Piano blues is a branch of the blues tradition in which the piano is the principal instrument, combining rhythmic drive, harmonic patterns and improvisation. While sharing the basic feeling and forms of guitar-based blues, piano blues places particular emphasis on left-hand ostinatos, syncopated right-hand riffs, and vocal or instrumental storytelling.
Characteristics
Common traits include a strong, repetitive left-hand figure (walking bass lines or boogie ostinatos), use of the 12-bar blues form, swung eighths, and space for improvised solos. Players mix fixed riffs with improvised fills and call-and-response between hands. Dynamics, percussive attack, and rhythmic displacement are used to create a sense of momentum and groove.
Styles and variants
- Boogie-woogie: the most recognizable piano-blues style, built on a driving, repetitive bass figure and exuberant right-hand riffs.
- Barrelhouse: rougher, more percussive playing associated with early, informal venues.
- Influences and crossovers with swing, early R&B and rock and roll brought larger ensembles and varied rhythms.
- Close relations with jazz allow harmonic sophistication and extended improvisation.
Historically, piano blues developed in urban and rural settings where pianos were available—bars, rent parties, saloons and theater houses—leading to lively, public-facing playing styles.

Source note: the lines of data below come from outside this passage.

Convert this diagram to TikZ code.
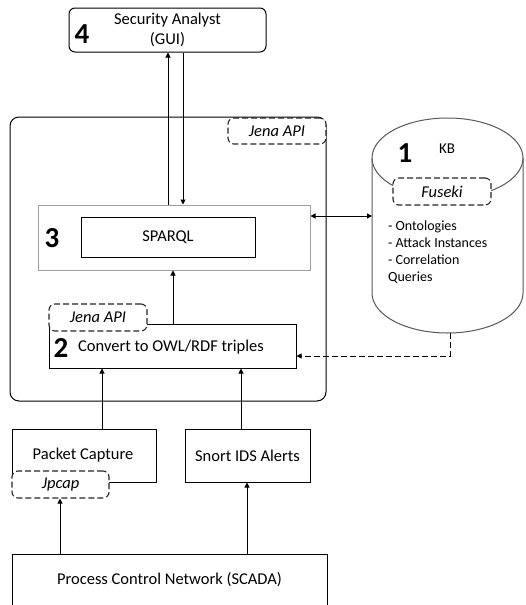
\documentclass[tikz,border=0pt]{standalone}
\usepackage{fontspec}
\setmainfont{Carlito}
\usetikzlibrary{arrows.meta}

\tikzset{
  base/.style={font=\fontsize{16.5}{20.5}\selectfont},
  box/.style={base, draw=black, line width=1pt, fill=white, rectangle, inner sep=0pt},
  apibox/.style={base, draw=black!85, line width=1.1pt, dash pattern=on 6pt off 3pt,
    rounded corners=6pt, fill=white, inner sep=0pt, font=\fontsize{16.5}{20}\selectfont\itshape},
  num/.style={font=\fontsize{29}{30}\selectfont\bfseries, inner sep=0pt},
  arr/.style={line width=1pt, -{Triangle[length=5pt,width=5pt]}},
}

\begin{document}
\begin{tikzpicture}[x=1pt,y=-1pt]
\useasboundingbox (0,0) rectangle (526,605);
\clip (0,0) rectangle (526,605);
\fill[white] (0,0) rectangle (526,605);

% Security analyst front end
\node[box, rounded corners=6pt, minimum width=197pt, minimum height=44pt, align=center]
  (gui) at (167.5,30) {Security Analyst\\(GUI)};
\node[num] (n4) at (82,34) {4};

% Jena container
\node[box, rounded corners=9pt, fill=none, minimum width=316pt, minimum height=284pt]
  (jena) at (168,259) {};
\node[apibox, minimum width=98pt, minimum height=26pt] (apiTop) at (277,131) {Jena API};

% query layer
\node[box, draw=black!38, minimum width=272pt, minimum height=65pt] (sparqlOuter) at (174,237.5) {};
\node[box, minimum width=174pt, minimum height=40pt] (sparql) at (168,237) {SPARQL};
\node[num] (n3) at (52,238) {3};

% conversion layer
\node[box, minimum width=247pt, minimum height=44pt] (convert) at (172.5,346) {};
\node[base, inner sep=0pt, anchor=west] (convText) at (78,347) {Convert to OWL/RDF triples};
\node[num] (n2) at (61,347.5) {2};
\node[apibox, minimum width=98pt, minimum height=27pt] (apiLow) at (98,317.5) {Jena API};

% data sources
\node[box, minimum width=144pt, minimum height=53pt] (packet) at (84,455.5) {};
\node[base, inner sep=0pt] (packetText) at (83,455) {Packet Capture};
\node[apibox, minimum width=97pt, minimum height=27pt] (jpcap) at (60.5,484.5) {Jpcap};
\node[box, minimum width=125pt, minimum height=53pt] (snort) at (247.5,455.5) {Snort IDS Alerts};
\node[box, minimum width=315pt, minimum height=52pt] (pcn) at (169.5,580) {Process Control Network (SCADA)};

% knowledge base cylinder
\filldraw[fill=white, draw=black!65, line width=1pt]
  (372,158) -- (372,293) arc[start angle=180, end angle=360, x radius=75.5pt, y radius=40pt]
  -- (523,158) arc[start angle=0, end angle=180, x radius=75.5pt, y radius=40pt] -- cycle;
\draw[draw=black!65, line width=1pt]
  (372,158) arc[start angle=180, end angle=360, x radius=75.5pt, y radius=40pt];
\node[num] (n1) at (405,153) {1};
\node[base, font=\fontsize{15}{18}\selectfont, inner sep=0pt] (kbText) at (447,149) {KB};
\node[apibox, minimum width=98pt, minimum height=27pt] (fuseki) at (442,191.5) {Fuseki};
\node[inner sep=0pt, anchor=north west, align=left, font=\fontsize{14}{16.7}\selectfont]
  (kbList) at (388,221) {- Ontologies\\- Attack Instances\\- Correlation\\Queries};

\coordinate (kbL) at (372,216);
\coordinate (kbB) at (450,333);
\coordinate (kbTurn) at (450,356);

% connector columns
\coordinate (xUp) at (168,0);
\coordinate (xDown) at (183,0);
\coordinate (xConv) at (173,0);
\coordinate (xPkt) at (102,0);
\coordinate (xSnort) at (241,0);
\coordinate (xJp) at (60,0);
\coordinate (xAl) at (247,0);

% connectors
\draw[arr] (sparqlOuter.north -| xUp) -- (gui.south -| xUp);
\draw[arr] (gui.south -| xDown) -- (sparqlOuter.north -| xDown);
\draw[line width=1pt, {Triangle[length=5pt,width=5pt]}-{Triangle[length=5pt,width=5pt]}]
  (sparqlOuter.east |- kbL) -- (kbL);
\draw[arr] (convert.north -| xConv) -- (sparqlOuter.south -| xConv);
\draw[arr, dash pattern=on 6pt off 3pt] (kbB) -- (kbTurn) -- (convert.east |- kbTurn);
\draw[arr] (packet.north -| xPkt) -- (convert.south -| xPkt);
\draw[arr] (snort.north -| xSnort) -- (convert.south -| xSnort);
\draw[arr] (pcn.north -| xJp) -- (jpcap.south -| xJp);
\draw[arr] (pcn.north -| xAl) -- (snort.south -| xAl);
\end{tikzpicture}
\end{document}
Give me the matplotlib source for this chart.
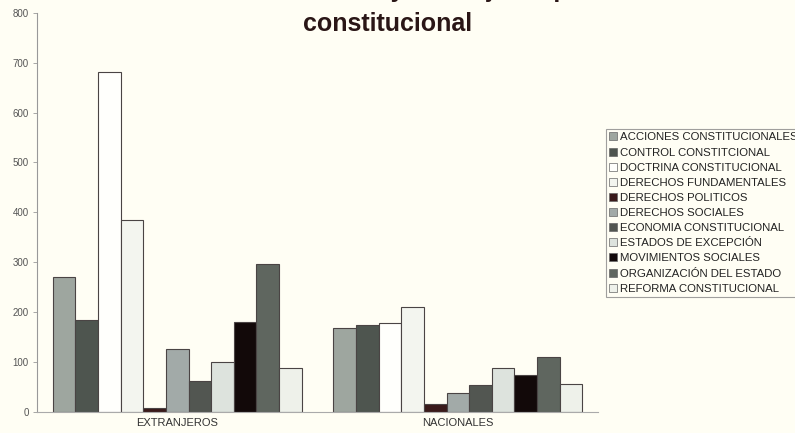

As recordings and radio spread, piano-based blues influenced and were absorbed into mainstream popular music, helping to shape jazz, rhythm & blues and the early sounds of rock.
Notable aspects of piano blues include the interplay between steady left-hand patterns and melodic improvisation in the right hand, the capacity to accompany singers or function as a solo instrument, and adaptability across small combos and larger bands. For listeners and musicians alike, piano blues offers both rhythmic propulsion and harmonic depth, and remains a vital strand of 20th‑century popular music.